*EXERCISE INSTRUCTIONS*. Filter the entries that follow, copying every line in which the word "this" appears.

(A run of records)
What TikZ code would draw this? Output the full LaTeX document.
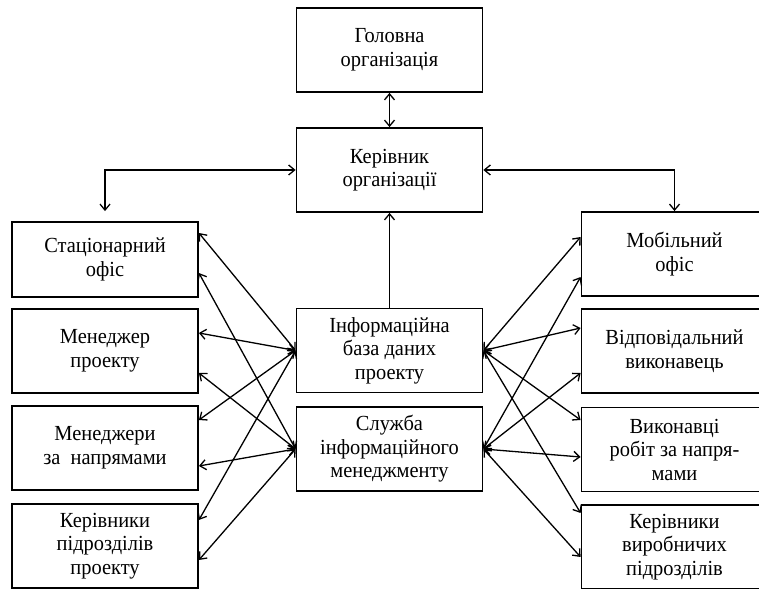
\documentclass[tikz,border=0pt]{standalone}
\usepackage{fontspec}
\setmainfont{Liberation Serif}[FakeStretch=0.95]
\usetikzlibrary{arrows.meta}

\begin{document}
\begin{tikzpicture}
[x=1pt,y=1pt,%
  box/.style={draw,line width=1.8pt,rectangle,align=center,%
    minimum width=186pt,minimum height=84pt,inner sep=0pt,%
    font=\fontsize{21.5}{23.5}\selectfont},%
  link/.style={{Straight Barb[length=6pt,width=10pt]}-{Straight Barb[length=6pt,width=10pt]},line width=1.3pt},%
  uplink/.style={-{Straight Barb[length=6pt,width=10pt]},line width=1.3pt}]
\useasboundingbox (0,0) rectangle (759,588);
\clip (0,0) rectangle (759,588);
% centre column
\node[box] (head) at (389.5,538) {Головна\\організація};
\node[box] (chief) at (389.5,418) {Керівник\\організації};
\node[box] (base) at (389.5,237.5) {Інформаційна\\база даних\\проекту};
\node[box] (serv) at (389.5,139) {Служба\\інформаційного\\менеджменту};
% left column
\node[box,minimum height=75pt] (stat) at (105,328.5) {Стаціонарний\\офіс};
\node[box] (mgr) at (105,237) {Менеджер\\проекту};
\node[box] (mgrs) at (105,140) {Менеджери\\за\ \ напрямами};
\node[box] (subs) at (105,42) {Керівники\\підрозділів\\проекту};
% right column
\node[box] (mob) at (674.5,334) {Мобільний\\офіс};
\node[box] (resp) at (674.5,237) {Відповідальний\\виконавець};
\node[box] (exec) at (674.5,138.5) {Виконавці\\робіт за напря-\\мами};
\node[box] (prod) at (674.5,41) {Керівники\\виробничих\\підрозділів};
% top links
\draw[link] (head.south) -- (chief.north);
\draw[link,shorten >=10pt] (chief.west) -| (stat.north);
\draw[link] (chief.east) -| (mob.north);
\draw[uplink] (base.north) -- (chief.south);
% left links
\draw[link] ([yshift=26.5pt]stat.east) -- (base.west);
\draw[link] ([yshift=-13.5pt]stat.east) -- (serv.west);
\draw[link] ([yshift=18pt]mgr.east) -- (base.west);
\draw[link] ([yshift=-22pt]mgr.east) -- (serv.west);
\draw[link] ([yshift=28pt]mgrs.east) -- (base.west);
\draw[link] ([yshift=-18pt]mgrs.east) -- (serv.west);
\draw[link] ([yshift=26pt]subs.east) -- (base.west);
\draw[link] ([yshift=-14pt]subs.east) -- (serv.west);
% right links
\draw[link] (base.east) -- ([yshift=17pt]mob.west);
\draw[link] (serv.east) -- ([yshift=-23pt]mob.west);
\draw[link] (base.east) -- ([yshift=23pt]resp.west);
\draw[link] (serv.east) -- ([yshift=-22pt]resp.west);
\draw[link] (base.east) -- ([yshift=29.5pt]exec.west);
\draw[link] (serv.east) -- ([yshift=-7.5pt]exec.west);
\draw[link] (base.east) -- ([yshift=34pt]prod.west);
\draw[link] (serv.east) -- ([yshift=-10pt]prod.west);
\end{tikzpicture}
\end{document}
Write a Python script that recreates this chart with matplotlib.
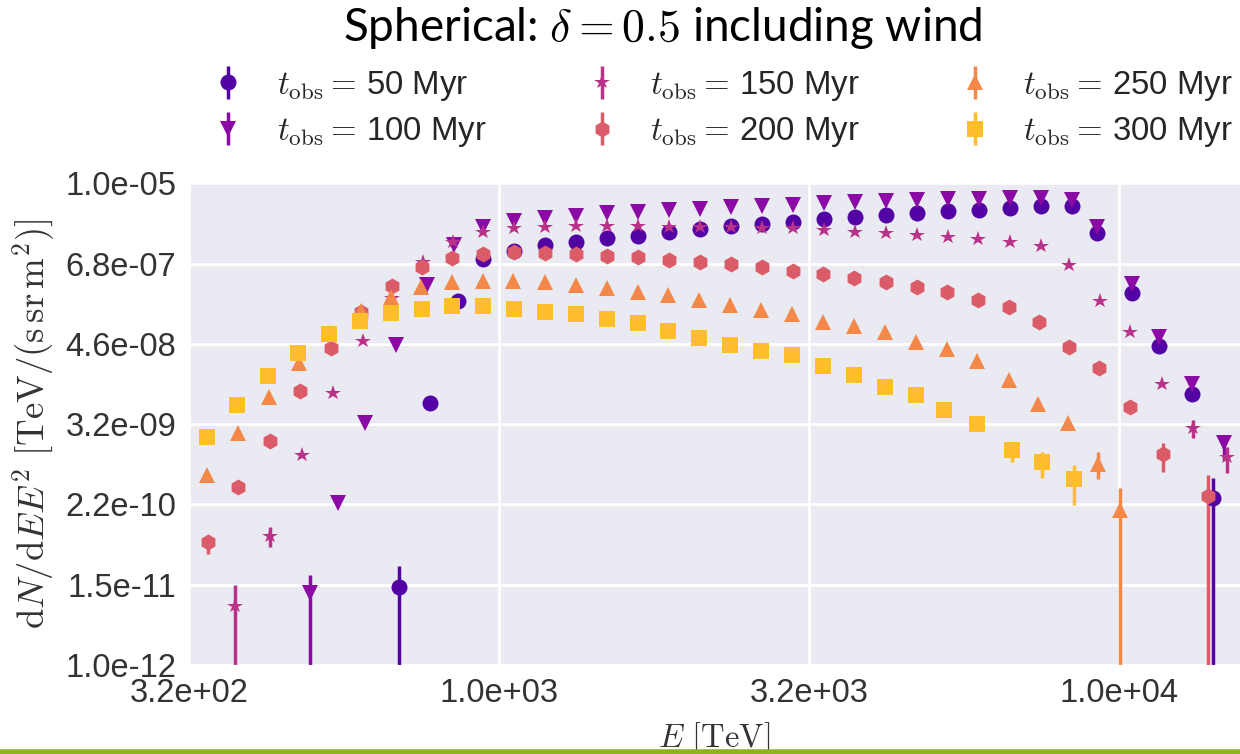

*TASK RESPONSE*.
What TikZ code would draw this? Output the full LaTeX document.
Write a Python script that recreates this chart with matplotlib.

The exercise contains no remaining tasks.